PROBLEM DETAILS
Retype each line exactly. Skip images.

PROVIDED MATERIAL
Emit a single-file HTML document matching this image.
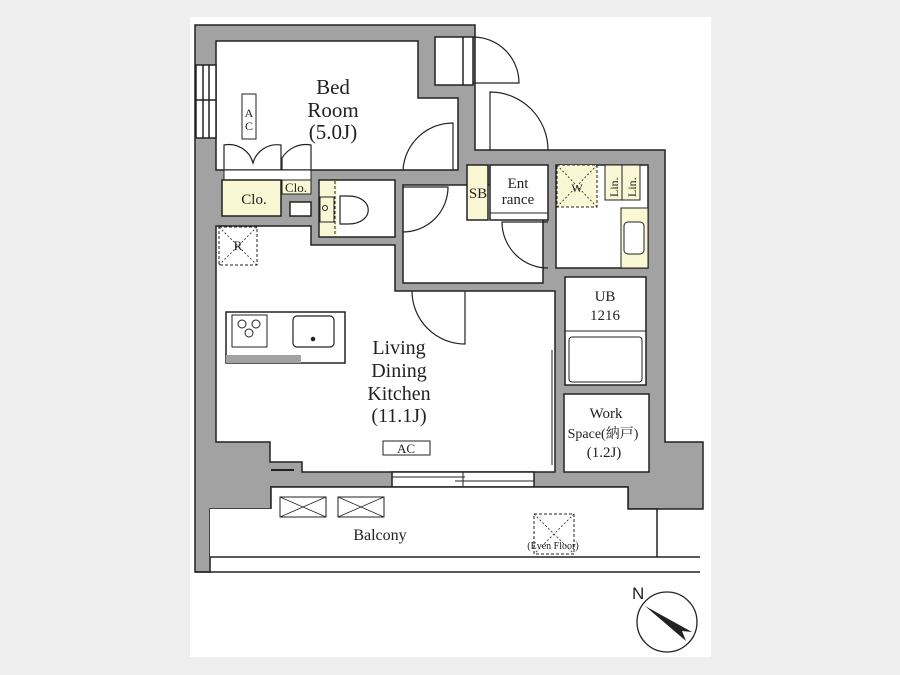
<!DOCTYPE html>
<html><head><meta charset="utf-8"><style>
html,body{margin:0;padding:0;background:#efefef;width:900px;height:675px;overflow:hidden}
svg{position:absolute;left:0;top:0}
text{font-family:"Liberation Serif","Noto Serif CJK SC",serif;fill:#222}
</style></head><body>
<svg width="900" height="675" viewBox="0 0 900 675">
<rect x="190" y="17" width="521" height="640" fill="#fff"/>
<g stroke="#222" stroke-width="1.5" fill="none">
<polygon fill="#a2a2a2" points="195,25 475,25 475,150 665,150 665,442 703,442 703,509 628,509 628,487 271,487 271,509 210,509 210,572 195,572"/>
<rect x="435" y="37" width="38" height="48" fill="#fff"/>
<line x1="463" y1="37" x2="463" y2="85"/>
<polygon fill="#fff" points="216,41 418,41 418,98 458,98 458,170 216,170"/>
<rect x="196" y="65" width="20" height="73" fill="#fff"/>
<line x1="203" y1="65" x2="203" y2="138"/><line x1="209" y1="65" x2="209" y2="138"/>
<line x1="196" y1="100" x2="216" y2="100"/>
<rect x="242" y="94" width="14" height="45" fill="#fff" stroke-width="1"/>
<rect x="224" y="170" width="87" height="10" fill="#fff" stroke-width="1"/>
<path d="M224,170 V145 A25,25 0 0 1 253,163 A25,25 0 0 1 281,145 V170 M282,170 V158 A28,28 0 0 1 311,145 V170" stroke-width="1.2"/>
<rect x="222" y="180" width="59" height="36" fill="#f9f7d4"/>
<rect x="282" y="180" width="29" height="14" fill="#f9f7d4" stroke-width="1"/>
<rect x="290" y="202" width="21" height="14" fill="#fff"/>
<rect x="319" y="180" width="76" height="57" fill="#fff"/>
<rect x="320" y="181" width="17" height="55" fill="#f9f7d4" stroke="none"/>
<line x1="335" y1="181" x2="335" y2="236" stroke-dasharray="3,2" stroke-width="1"/>
<path d="M340,196 H348 C375,196 375,224 348,224 H340 Z" fill="#fff" stroke-width="1.2"/>
<rect x="320" y="197" width="14" height="25" stroke-width="1"/>
<circle cx="325" cy="208" r="2.5" stroke-width="1"/>
<rect x="403" y="185" width="140" height="98" fill="#fff"/>
<rect x="467" y="165" width="21" height="55" fill="#f9f7d4"/>
<rect x="490" y="165" width="58" height="55" fill="#fff"/>
<line x1="490" y1="213" x2="548" y2="213" stroke-width="1"/>
<polygon fill="#fff" points="216,226 311,226 311,245 395,245 395,291 555,291 555,472 302,472 302,462 270,462 270,442 216,442"/>
<line x1="271" y1="470" x2="294" y2="470" stroke-width="2"/>
<rect x="219" y="227" width="38" height="38" stroke-dasharray="3,2" stroke-width="1"/>
<path d="M219,227 L257,265 M257,227 L219,265" stroke-dasharray="2,2" stroke-width="0.8"/>
<rect x="226" y="312" width="119" height="51" fill="#fff"/>
<rect x="226" y="355" width="75" height="8" fill="#a2a2a2" stroke="none"/>
<rect x="232" y="315" width="35" height="32" stroke-width="1"/>
<rect x="293" y="316" width="41" height="31" rx="4" stroke-width="1.2"/>
<circle cx="313" cy="339" r="1.5" fill="#222"/>
<g stroke-width="1"><circle cx="242" cy="324" r="4"/><circle cx="256" cy="324" r="4"/><circle cx="249" cy="333" r="4"/></g>
<rect x="392" y="472" width="142" height="15" fill="#fff"/>
<line x1="392" y1="477" x2="465" y2="477" stroke-width="1"/><line x1="455" y1="481" x2="534" y2="481" stroke-width="1"/>
<line x1="463" y1="472" x2="463" y2="487" stroke-width="1"/>
<rect x="383" y="441" width="47" height="14" stroke-width="1"/>
<line x1="552" y1="350" x2="552" y2="465" stroke-width="1"/>
<rect x="556" y="165" width="92" height="103" fill="#fff"/>
<rect x="557" y="165" width="40" height="42" fill="#f9f7d4" stroke-dasharray="3,2" stroke-width="1"/>
<path d="M557,165 L597,207 M597,165 L557,207" stroke-dasharray="2,2" stroke-width="0.8"/>
<rect x="605" y="165" width="17" height="35" fill="#f9f7d4" stroke-width="1"/>
<rect x="622" y="165" width="18" height="35" fill="#f9f7d4" stroke-width="1"/>
<rect x="621" y="208" width="27" height="60" fill="#f9f7d4" stroke-width="1"/>
<rect x="624" y="222" width="20" height="32" rx="4" fill="#fff" stroke-width="1"/>
<rect x="565" y="277" width="81" height="108" fill="#fff"/>
<line x1="565" y1="331" x2="646" y2="331" stroke-width="1"/>
<rect x="569" y="337" width="73" height="45" rx="3" stroke-width="1"/>
<rect x="564" y="394" width="85" height="78" fill="#fff"/>
<rect x="271" y="487" width="357" height="22" fill="#fff" stroke="none"/>
<rect x="210" y="509" width="447" height="48" fill="#fff" stroke="none"/>
<path d="M271,509 V487 H628 V509 H657 V557 M210,557 H700 M195,572 H700" />
<rect x="280" y="497" width="46" height="20" stroke-width="1"/><path d="M280,497 L326,517 M326,497 L280,517" stroke-width="0.8"/>
<rect x="338" y="497" width="46" height="20" stroke-width="1"/><path d="M338,497 L384,517 M384,497 L338,517" stroke-width="0.8"/>
<rect x="534" y="514" width="40" height="40" stroke-dasharray="3,2" stroke-width="1"/>
<path d="M534,514 L574,554 M574,514 L534,554" stroke-dasharray="2,2" stroke-width="0.8"/>
<path d="M473,37 A46,46 0 0 1 519,83 H473" stroke-width="1.2"/>
<path d="M490,150 V92 A58,58 0 0 1 548,150" stroke-width="1.2"/>
<path d="M453,170 V123 A50,50 0 0 0 403,170" stroke-width="1.2"/>
<path d="M403,187 H448 A45,45 0 0 1 403,232" stroke-width="1.2"/>
<path d="M548,222 H502 A46,46 0 0 0 548,268" stroke-width="1.2"/>
<path d="M465,291 V344 A53,53 0 0 1 412,291" stroke-width="1.2"/>
<circle cx="667" cy="622" r="30" stroke-width="1.3"/>
</g>
<polygon points="645,606 692,632 682,631 686,641" fill="#222"/>
<text x="632" y="599" font-size="17" style="font-family:'Liberation Sans',sans-serif">N</text>
<g text-anchor="middle">
<text x="333" y="94" font-size="21">Bed</text>
<text x="333" y="117" font-size="21">Room</text>
<text x="333" y="139" font-size="21">(5.0J)</text>
<text x="249" y="117" font-size="12">A</text><text x="249" y="130" font-size="12">C</text>
<text x="254" y="204" font-size="15">Clo.</text>
<text x="296" y="192" font-size="13">Clo.</text>
<text x="238" y="250" font-size="13">R</text>
<text x="478" y="198" font-size="15">SB</text>
<text x="518" y="188" font-size="15">Ent</text>
<text x="518" y="204" font-size="15">rance</text>
<text x="577" y="192" font-size="12">W</text>
<text x="399" y="354" font-size="20">Living</text>
<text x="399" y="377" font-size="20">Dining</text>
<text x="399" y="400" font-size="20">Kitchen</text>
<text x="399" y="422" font-size="20">(11.1J)</text>
<text x="406" y="453" font-size="13">AC</text>
<text x="605" y="301" font-size="15">UB</text>
<text x="605" y="320" font-size="15">1216</text>
<text x="606" y="418" font-size="15">Work</text>
<text x="603" y="438" font-size="14">Space(納戸)</text>
<text x="604" y="457" font-size="15">(1.2J)</text>
<text x="380" y="540" font-size="16">Balcony</text>
<text x="553" y="549" font-size="10">(Even Floor)</text>
</g>
<g font-size="12">
<text transform="translate(618,197) rotate(-90)">Lin.</text>
<text transform="translate(636,197) rotate(-90)">Lin.</text>
</g>
</svg>
</body></html>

PROBLEM SOLUTION
Emit a single-file HTML document matching this image.
<!DOCTYPE html>
<html><head><meta charset="utf-8"><style>
html,body{margin:0;padding:0;background:#efefef;width:900px;height:675px;overflow:hidden}
svg{position:absolute;left:0;top:0}
text{font-family:"Liberation Serif","Noto Serif CJK SC",serif;fill:#222}
</style></head><body>
<svg width="900" height="675" viewBox="0 0 900 675">
<rect x="190" y="17" width="521" height="640" fill="#fff"/>
<g stroke="#222" stroke-width="1.5" fill="none">
<polygon fill="#a2a2a2" points="195,25 475,25 475,150 665,150 665,442 703,442 703,509 628,509 628,487 271,487 271,509 210,509 210,572 195,572"/>
<rect x="435" y="37" width="38" height="48" fill="#fff"/>
<line x1="463" y1="37" x2="463" y2="85"/>
<polygon fill="#fff" points="216,41 418,41 418,98 458,98 458,170 216,170"/>
<rect x="196" y="65" width="20" height="73" fill="#fff"/>
<line x1="203" y1="65" x2="203" y2="138"/><line x1="209" y1="65" x2="209" y2="138"/>
<line x1="196" y1="100" x2="216" y2="100"/>
<rect x="242" y="94" width="14" height="45" fill="#fff" stroke-width="1"/>
<rect x="224" y="170" width="87" height="10" fill="#fff" stroke-width="1"/>
<path d="M224,170 V145 A25,25 0 0 1 253,163 A25,25 0 0 1 281,145 V170 M282,170 V158 A28,28 0 0 1 311,145 V170" stroke-width="1.2"/>
<rect x="222" y="180" width="59" height="36" fill="#f9f7d4"/>
<rect x="282" y="180" width="29" height="14" fill="#f9f7d4" stroke-width="1"/>
<rect x="290" y="202" width="21" height="14" fill="#fff"/>
<rect x="319" y="180" width="76" height="57" fill="#fff"/>
<rect x="320" y="181" width="17" height="55" fill="#f9f7d4" stroke="none"/>
<line x1="335" y1="181" x2="335" y2="236" stroke-dasharray="3,2" stroke-width="1"/>
<path d="M340,196 H348 C375,196 375,224 348,224 H340 Z" fill="#fff" stroke-width="1.2"/>
<rect x="320" y="197" width="14" height="25" stroke-width="1"/>
<circle cx="325" cy="208" r="2.5" stroke-width="1"/>
<rect x="403" y="185" width="140" height="98" fill="#fff"/>
<rect x="467" y="165" width="21" height="55" fill="#f9f7d4"/>
<rect x="490" y="165" width="58" height="55" fill="#fff"/>
<line x1="490" y1="213" x2="548" y2="213" stroke-width="1"/>
<polygon fill="#fff" points="216,226 311,226 311,245 395,245 395,291 555,291 555,472 302,472 302,462 270,462 270,442 216,442"/>
<line x1="271" y1="470" x2="294" y2="470" stroke-width="2"/>
<rect x="219" y="227" width="38" height="38" stroke-dasharray="3,2" stroke-width="1"/>
<path d="M219,227 L257,265 M257,227 L219,265" stroke-dasharray="2,2" stroke-width="0.8"/>
<rect x="226" y="312" width="119" height="51" fill="#fff"/>
<rect x="226" y="355" width="75" height="8" fill="#a2a2a2" stroke="none"/>
<rect x="232" y="315" width="35" height="32" stroke-width="1"/>
<rect x="293" y="316" width="41" height="31" rx="4" stroke-width="1.2"/>
<circle cx="313" cy="339" r="1.5" fill="#222"/>
<g stroke-width="1"><circle cx="242" cy="324" r="4"/><circle cx="256" cy="324" r="4"/><circle cx="249" cy="333" r="4"/></g>
<rect x="392" y="472" width="142" height="15" fill="#fff"/>
<line x1="392" y1="477" x2="465" y2="477" stroke-width="1"/><line x1="455" y1="481" x2="534" y2="481" stroke-width="1"/>
<line x1="463" y1="472" x2="463" y2="487" stroke-width="1"/>
<rect x="383" y="441" width="47" height="14" stroke-width="1"/>
<line x1="552" y1="350" x2="552" y2="465" stroke-width="1"/>
<rect x="556" y="165" width="92" height="103" fill="#fff"/>
<rect x="557" y="165" width="40" height="42" fill="#f9f7d4" stroke-dasharray="3,2" stroke-width="1"/>
<path d="M557,165 L597,207 M597,165 L557,207" stroke-dasharray="2,2" stroke-width="0.8"/>
<rect x="605" y="165" width="17" height="35" fill="#f9f7d4" stroke-width="1"/>
<rect x="622" y="165" width="18" height="35" fill="#f9f7d4" stroke-width="1"/>
<rect x="621" y="208" width="27" height="60" fill="#f9f7d4" stroke-width="1"/>
<rect x="624" y="222" width="20" height="32" rx="4" fill="#fff" stroke-width="1"/>
<rect x="565" y="277" width="81" height="108" fill="#fff"/>
<line x1="565" y1="331" x2="646" y2="331" stroke-width="1"/>
<rect x="569" y="337" width="73" height="45" rx="3" stroke-width="1"/>
<rect x="564" y="394" width="85" height="78" fill="#fff"/>
<rect x="271" y="487" width="357" height="22" fill="#fff" stroke="none"/>
<rect x="210" y="509" width="447" height="48" fill="#fff" stroke="none"/>
<path d="M271,509 V487 H628 V509 H657 V557 M210,557 H700 M195,572 H700" />
<rect x="280" y="497" width="46" height="20" stroke-width="1"/><path d="M280,497 L326,517 M326,497 L280,517" stroke-width="0.8"/>
<rect x="338" y="497" width="46" height="20" stroke-width="1"/><path d="M338,497 L384,517 M384,497 L338,517" stroke-width="0.8"/>
<rect x="534" y="514" width="40" height="40" stroke-dasharray="3,2" stroke-width="1"/>
<path d="M534,514 L574,554 M574,514 L534,554" stroke-dasharray="2,2" stroke-width="0.8"/>
<path d="M473,37 A46,46 0 0 1 519,83 H473" stroke-width="1.2"/>
<path d="M490,150 V92 A58,58 0 0 1 548,150" stroke-width="1.2"/>
<path d="M453,170 V123 A50,50 0 0 0 403,170" stroke-width="1.2"/>
<path d="M403,187 H448 A45,45 0 0 1 403,232" stroke-width="1.2"/>
<path d="M548,222 H502 A46,46 0 0 0 548,268" stroke-width="1.2"/>
<path d="M465,291 V344 A53,53 0 0 1 412,291" stroke-width="1.2"/>
<circle cx="667" cy="622" r="30" stroke-width="1.3"/>
</g>
<polygon points="645,606 692,632 682,631 686,641" fill="#222"/>
<text x="632" y="599" font-size="17" style="font-family:'Liberation Sans',sans-serif">N</text>
<g text-anchor="middle">
<text x="333" y="94" font-size="21">Bed</text>
<text x="333" y="117" font-size="21">Room</text>
<text x="333" y="139" font-size="21">(5.0J)</text>
<text x="249" y="117" font-size="12">A</text><text x="249" y="130" font-size="12">C</text>
<text x="254" y="204" font-size="15">Clo.</text>
<text x="296" y="192" font-size="13">Clo.</text>
<text x="238" y="250" font-size="13">R</text>
<text x="478" y="198" font-size="15">SB</text>
<text x="518" y="188" font-size="15">Ent</text>
<text x="518" y="204" font-size="15">rance</text>
<text x="577" y="192" font-size="12">W</text>
<text x="399" y="354" font-size="20">Living</text>
<text x="399" y="377" font-size="20">Dining</text>
<text x="399" y="400" font-size="20">Kitchen</text>
<text x="399" y="422" font-size="20">(11.1J)</text>
<text x="406" y="453" font-size="13">AC</text>
<text x="605" y="301" font-size="15">UB</text>
<text x="605" y="320" font-size="15">1216</text>
<text x="606" y="418" font-size="15">Work</text>
<text x="603" y="438" font-size="14">Space(納戸)</text>
<text x="604" y="457" font-size="15">(1.2J)</text>
<text x="380" y="540" font-size="16">Balcony</text>
<text x="553" y="549" font-size="10">(Even Floor)</text>
</g>
<g font-size="12">
<text transform="translate(618,197) rotate(-90)">Lin.</text>
<text transform="translate(636,197) rotate(-90)">Lin.</text>
</g>
</svg>
</body></html>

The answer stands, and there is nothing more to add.